Данный риторический оборот (и, в частности, совет «Поезжайте туда-то…») прослеживается в литературе о ловкачах и плутах. В комедии К. Гольдони «Слуга двух господ» главный герой на вопрос нанимателя о рекомендации отвечает: «Справку? Пожалуйста. Для этого вам стоит съездить в Бергамо, там вам про меня всякий скажет». В одном из диалогов Лукиана рассказчик небылиц предлагает собеседнику расспросить о его подвигах, если тому когда-нибудь случится быть в Коринфе [Любитель лжи, или Невер, 30].
12//3
…Я был богатый человек. У меня была семья и на столе никелированный самовар. А что меня кормило? Синие очки и палочка. — Синие очки как принадлежность жулика упоминаются в очерках В. Г. Короленко [Современная самозванщина, 294]. Там же фигурирует используемая самозванцем форменная фуражка с кокардой [323]; как мы знаем, милицейская фуражка с гербом города Киева есть у Бендера [ЗТ 6; ЗТ 14].
Самоварный мотив — очередной штрих еврейского фона у Паниковского, символ буржуазного благополучия. Ср.: «Если бы смерть задавила богатых… то Чарна теперь сидела бы у себя в хорошей комнате, и на столе у нее уже кипел бы самовар — вот такой самовар» [Юшкевич, Король, 287]. Связано скрытой нитью с сервировкой чая, будущей обязанностью Паниковского-курьера в «Рогах и копытах» [см. ЗТ 15//8].
Мнимо-слепой грабитель есть в романе Т. Готье «Капитан Фракасс» [гл. 15]. Ср. запись Ильфа: «Слепой в сиреневых очках — вор» [ИЗК, 297].
12//4
Раньше я платил городовому на углу Крещатика и Прорезной пять рублей в месяц, и меня никто не трогал… Фамилия ему была Небаба, Семен Васильевич. Я его недавно встретил. Он теперь музыкальный критик. — Городовой — нижний чин полиции, служивший в городах по вольному найму, обычно из отставных солдат и унтер-офицеров. В общественном мнении и литературе сложился образ городового как тупого и жестокого слуги деспотического строя. Городовые — «наглые, в белых нитяных перчатках, опора режима и порядка» [Никулин, Московские зори, кн. I: 325] — были для либеральной интеллигенции объектом поношений и насмешек. «Москвичи шутливо относили их к нечистой силе, считая, что в лесу есть леший, в воде — водяной, в доме — домовой, а в городе — городовой» [Телешов, Записки писателя].

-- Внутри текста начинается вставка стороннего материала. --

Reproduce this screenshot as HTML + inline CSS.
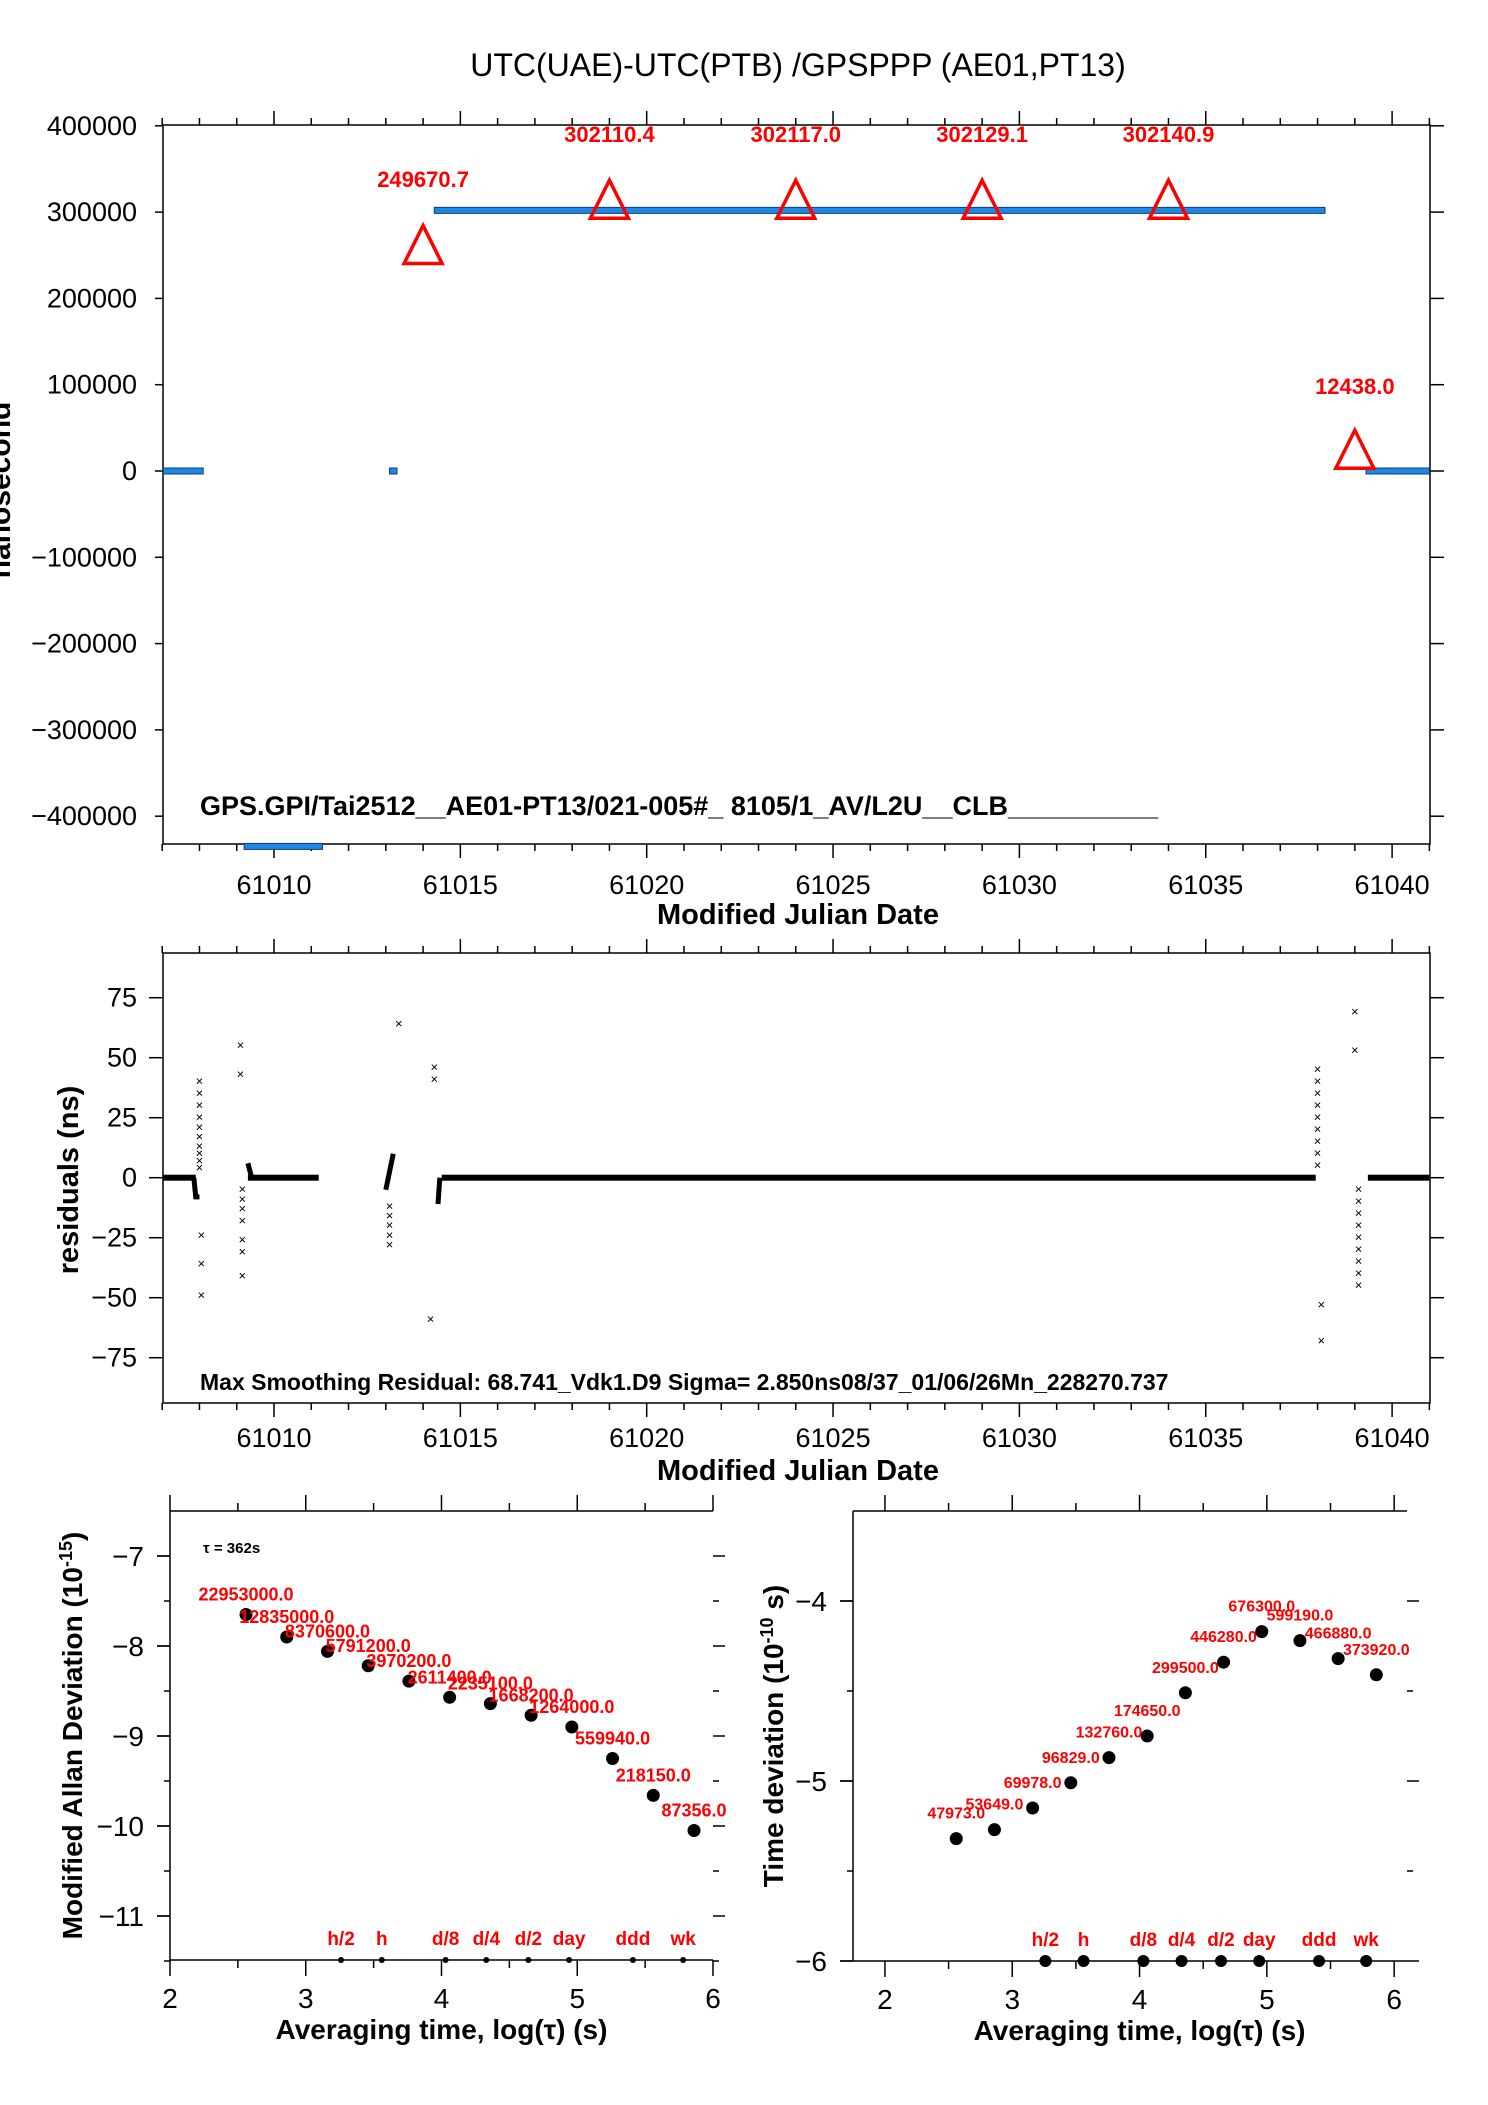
<!DOCTYPE html>
<html><head><meta charset="utf-8"><style>
html,body{margin:0;padding:0;background:#fff}
svg{display:block;font-family:"Liberation Sans",sans-serif}
</style></head><body>
<svg id="s" width="1488" height="2105" viewBox="0 0 1488 2105" xmlns="http://www.w3.org/2000/svg">
<text x="798" y="76" font-size="32" text-anchor="middle">UTC(UAE)-UTC(PTB)  /GPSPPP  (AE01,PT13)</text>
</svg>
<script>
// ---------- data ----------
const topSegX0=[61007.03,61013.1,61014.3,61039.3,61009.2];
const topSegX1=[61008.1,61013.3,61038.2,61041.0,61011.3];
const topSegY=[0,0,302000,0,-435000];
const triX=[61014,61019,61024,61029,61034,61039];
const triY=[249670.7,302110.4,302117.0,302129.1,302140.9,12438.0];
const triLabels=["249670.7","302110.4","302117.0","302129.1","302140.9","12438.0"];
const topYTicks=[400000,300000,200000,100000,0,-100000,-200000,-300000,-400000];
const mjdTicks=[61010,61015,61020,61025,61030,61035,61040];
const resSegX0=[61007.03,61009.3,61014.5,61039.35];
const resSegX1=[61007.9,61011.2,61037.95,61041.0];
const outX=[61008,61008,61008,61008,61008,61008,61008,61008,61008,61008,61008.05,61008.05,61008.05,
61009.1,61009.1,61009.15,61009.15,61009.15,61009.15,61009.15,61009.15,61009.15,
61013.1,61013.1,61013.1,61013.1,61013.1,61013.35,61014.3,61014.3,61014.2,
61038,61038,61038,61038,61038,61038,61038,61038,61038,61038.1,61038.1,
61039,61039,61039.1,61039.1,61039.1,61039.1,61039.1,61039.1,61039.1,61039.1,61039.1];
const outY=[40,35,30,25,21,17,13,10,7,4,-24,-36,-49,
55,43,-5,-9,-13,-18,-26,-31,-41,
-12,-16,-20,-24,-28,64,46,41,-59,
45,40,35,30,25,20,15,10,5,-53,-68,
69,53,-5,-10,-15,-20,-25,-30,-35,-40,-45];
const resYTicks=[75,50,25,0,-25,-50,-75];
const logTau=[2.56,2.86,3.16,3.46,3.76,4.06,4.36,4.66,4.96,5.26,5.56,5.86];
const madev=[-7.65,-7.9,-8.06,-8.22,-8.39,-8.57,-8.64,-8.77,-8.9,-9.25,-9.66,-10.05];
const madevLabels=["22953000.0","12835000.0","8370600.0","5791200.0","3970200.0","2611400.0","2235100.0","1668200.0","1264000.0","559940.0","218150.0","87356.0"];
const tdev=[-5.32,-5.27,-5.15,-5.01,-4.87,-4.75,-4.51,-4.34,-4.17,-4.22,-4.32,-4.41];
const tdevLabels=["47973.0","53649.0","69978.0","96829.0","132760.0","174650.0","299500.0","446280.0","676300.0","599190.0","466880.0","373920.0"];
const markX=[3.26,3.56,4.03,4.33,4.64,4.94,5.41,5.78];
const markLabels=["h/2","h","d/8","d/4","d/2","day","ddd","wk"];
const logTicks=[2,3,4,5,6];
const adevYTicks=[-7,-8,-9,-10,-11];
const tdevYTicks=[-4,-5,-6];

// ---------- helpers ----------
const S=document.getElementById('s');const NS="http://www.w3.org/2000/svg";
function mk(t,a,txt){const e=document.createElementNS(NS,t);for(const k in a)e.setAttribute(k,a[k]);if(txt!==undefined)e.textContent=txt;S.appendChild(e);return e;}
function ln(x1,y1,x2,y2,c,w){return mk('line',{x1,y1,x2,y2,stroke:c||'#000','stroke-width':w||1.5});}
const fmt=v=>(v<0?'\u2212':'')+Math.abs(v);

// ---------- top plot ----------
const T={l:163,r:1430,t:125,b:844};
const tx=m=>274+(m-61010)*37.27;
const ty=v=>471-v*0.000863;
let e=mk('rect',{x:T.l,y:T.t,width:T.r-T.l,height:T.b-T.t,fill:'none',stroke:'#000','stroke-width':1.5});

for(let m=61007;m<=61041;m++){const x=tx(m);if(x<T.l-1||x>T.r+1)continue;const big=m%5==0;
 ln(x,T.t,x,T.t-(big?14:7));ln(x,T.b,x,T.b+(big?14:7));}
mjdTicks.forEach(m=>{e=mk('text',{x:tx(m),y:894,'font-size':27,'text-anchor':'middle'},m);
 });
topYTicks.forEach(v=>{const y=ty(v);ln(T.l-8,y,T.l,y);ln(T.r,y,T.r+14,y);
 e=mk('text',{x:T.l-26,y:y+9,'font-size':27,'text-anchor':'end'},fmt(v));
 });
for(let i=0;i<topSegY.length;i++){e=mk('rect',{x:tx(topSegX0[i]),y:ty(topSegY[i])-3,width:tx(topSegX1[i])-tx(topSegX0[i]),height:6,fill:'#1e88e5',stroke:'#0d3d80','stroke-width':1});
 }
for(let i=0;i<triX.length;i++){const x=tx(triX[i]),y=ty(triY[i]);
 e=mk('polygon',{points:`${x},${y-30} ${x-19},${y+8} ${x+19},${y+8}`,fill:'none',stroke:'#ff0000','stroke-width':3.5});
 
 const ly=i==0?187:(i==5?394:142);
 e=mk('text',{x:x,y:ly,'font-size':22,'font-weight':'bold',fill:'#ff0000','text-anchor':'middle'},triLabels[i]);
 }
e=mk('text',{x:200,y:815,'font-size':27,'font-weight':'bold'},"GPS.GPI/Tai2512__AE01-PT13/021-005#_  8105/1_AV/L2U__CLB__________");

e=mk('text',{x:0,y:0,'font-size':30,'font-weight':'bold','text-anchor':'middle',transform:'translate(10,490) rotate(-90)'},'nanosecond');

e=mk('text',{x:798,y:924,'font-size':29,'font-weight':'bold','text-anchor':'middle'},'Modified Julian Date');


// ---------- residual plot ----------
const R={l:163,r:1430,t:953,b:1403};
const ry=v=>1177.7-v*2.4;
e=mk('rect',{x:R.l,y:R.t,width:R.r-R.l,height:R.b-R.t,fill:'none',stroke:'#000','stroke-width':1.5});

for(let m=61007;m<=61041;m++){const x=tx(m);if(x<R.l-1||x>R.r+1)continue;const big=m%5==0;
 ln(x,R.t,x,R.t-(big?14:7));ln(x,R.b,x,R.b+(big?14:7));}
mjdTicks.forEach(m=>{e=mk('text',{x:tx(m),y:1447,'font-size':27,'text-anchor':'middle'},m);
 });
resYTicks.forEach(v=>{const y=ry(v);ln(R.l-14,y,R.l,y);ln(R.r,y,R.r+14,y);
 e=mk('text',{x:R.l-26,y:y+9,'font-size':27,'text-anchor':'end'},fmt(v));
 });
for(let i=0;i<resSegX0.length;i++){e=mk('rect',{x:tx(resSegX0[i]),y:ry(0)-3,width:tx(resSegX1[i])-tx(resSegX0[i]),height:6,fill:'#000'});
 }
e=mk('polyline',{points:`${tx(61007.85)},${ry(0)} ${tx(61007.9)},${ry(-8)} ${tx(61008.0)},${ry(-8)}`,fill:'none',stroke:'#000','stroke-width':5});

e=mk('polyline',{points:`${tx(61009.3)},${ry(6)} ${tx(61009.4)},${ry(0)}`,fill:'none',stroke:'#000','stroke-width':5});

e=mk('polyline',{points:`${tx(61013.0)},${ry(-5)} ${tx(61013.2)},${ry(10)}`,fill:'none',stroke:'#000','stroke-width':5});

e=mk('polyline',{points:`${tx(61014.4)},${ry(-11)} ${tx(61014.45)},${ry(0)}`,fill:'none',stroke:'#000','stroke-width':5});

for(let i=0;i<outX.length;i++){const x=tx(outX[i]),y=ry(outY[i]);
 e=mk('text',{x:x,y:y+4,'font-size':13,'text-anchor':'middle'},'\u00d7');
 }
e=mk('text',{x:200,y:1390,'font-size':23,'font-weight':'bold'},"Max Smoothing Residual: 68.741_Vdk1.D9  Sigma= 2.850ns08/37_01/06/26Mn_228270.737");

e=mk('text',{x:0,y:0,'font-size':29,'font-weight':'bold','text-anchor':'middle',transform:'translate(78,1180) rotate(-90)'},'residuals (ns)');

e=mk('text',{x:798,y:1480,'font-size':29,'font-weight':'bold','text-anchor':'middle'},'Modified Julian Date');


// ---------- stability plots ----------
function stab(P,yticks,vals,labels,name,ylab,ylx,fs,dy,big){
 const X=v=>P.l+(v-P.xmin)*P.kx, Y=v=>P.y0-(v-P.v0)*P.ky;
 ln(P.l,P.t,P.r,P.t);ln(P.l,P.t,P.l,P.b);ln(P.l,P.b,P.r,P.b);
 for(let v=2;v<=6;v+=0.5){const x=X(v);ln(x,P.t,x,P.t-(v%1==0?16:8));ln(x,P.b,x,P.b+(v%1==0?16:8));}
 logTicks.forEach(v=>{e=mk('text',{x:X(v),y:P.b+48,'font-size':28,'text-anchor':'middle'},v);
  });
 for(let v=yticks[0]+1;v>=yticks[yticks.length-1]-1;v-=0.5){const y=Y(v);if(y<P.t+2||y>P.b+1)continue;
  const maj=v%1==0;ln(P.r,y,P.r+(maj?12:6),y);ln(P.l-(maj?13:6),y,P.l,y);}
 yticks.forEach(v=>{const y=Y(v);ln(P.l-13,y,P.l,y);
  e=mk('text',{x:P.l-26,y:y+10,'font-size':28,'text-anchor':'end'},fmt(v));
  });
 for(let i=0;i<logTau.length;i++){e=mk('circle',{cx:X(logTau[i]),cy:Y(vals[i]),r:6.5,fill:'#000'});
  
  e=mk('text',{x:X(logTau[i]),y:Y(vals[i])-dy,'font-size':fs,'font-weight':'bold',fill:'#ff0000','text-anchor':'middle'},labels[i]);
  }
 markX.forEach((v,i)=>{e=mk('circle',{cx:X(v),cy:P.b,r:big?6:3,fill:'#000'});
  
  e=mk('text',{x:X(v),y:P.b-15,'font-size':19,'font-weight':'bold',fill:'#ff0000','text-anchor':'middle'},markLabels[i]);
  });
 e=mk('text',{x:(X(2)+X(6))/2,y:P.b+79,'font-size':28,'font-weight':'bold','text-anchor':'middle'},'Averaging time, log(\u03c4) (s)');
 
 e=mk('text',{x:0,y:0,'font-size':28,'font-weight':'bold','text-anchor':'middle',transform:`translate(${ylx},${(P.t+P.b)/2}) rotate(-90)`});
 e.innerHTML=ylab;
 
}
const PA={l:170,r:713,t:1511,b:1960,xmin:2,kx:135.75,y0:1556,v0:-7,ky:90};
stab(PA,adevYTicks,madev,madevLabels,'madev','Modified Allan Deviation (10<tspan font-size="18" dy="-10">-15</tspan><tspan dy="10">)</tspan>',82,18,14,false);
const PT={l:853,r:1407,t:1511,b:1961,xmin:1.749,kx:127.3,y0:1601,v0:-4,ky:180};
stab(PT,tdevYTicks,tdev,tdevLabels,'tdev','Time deviation (10<tspan font-size="18" dy="-10">-10</tspan><tspan dy="10"> s)</tspan>',783,16,20,true);
e=mk('text',{x:203,y:1553,'font-size':15,'font-weight':'bold'},'\u03c4 = 362s');

</script>
</body></html>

Сходная острота — в ДС 8: «Прежнего [заведующего домом собеса] за грубое обращение с воспитанницами сняли с работы и назначили капельмейстером симфонического оркестра».
Параллель (если не прямой источник) к превращению городового в музыкального критика — в предисловии Ф. Сологуба к 5-му изданию «Мелкого беса». Автор упоминает слухи о дальнейшей судьбе Передонова, посаженного в психиатрическую больницу за убийство приятеля-чиновника. «Одни мне говорили, что Передонов поступил на службу в полицию… От других же я слышал, что в полиции служил не Ардальон Борисович, а другой Передонов… Самому же Ардальону Борисовичу на службу поступить не удалось, или не захотелось, он занялся литературной критикой. В статьях его сказываются те черты, которые отличали его и раньше». Ср. также: Кто был городовым, идет в профессора [Вл. Соловьев, Дворянский заем (1891)]. Парадоксальное преображение (смена личности или профессии), выдающее истинную натуру персонажа, — широко распространенный мотив, восходящий еще к овидиевым «Метаморфозам», который некоторые исследователи поэмы называют «кларификацией».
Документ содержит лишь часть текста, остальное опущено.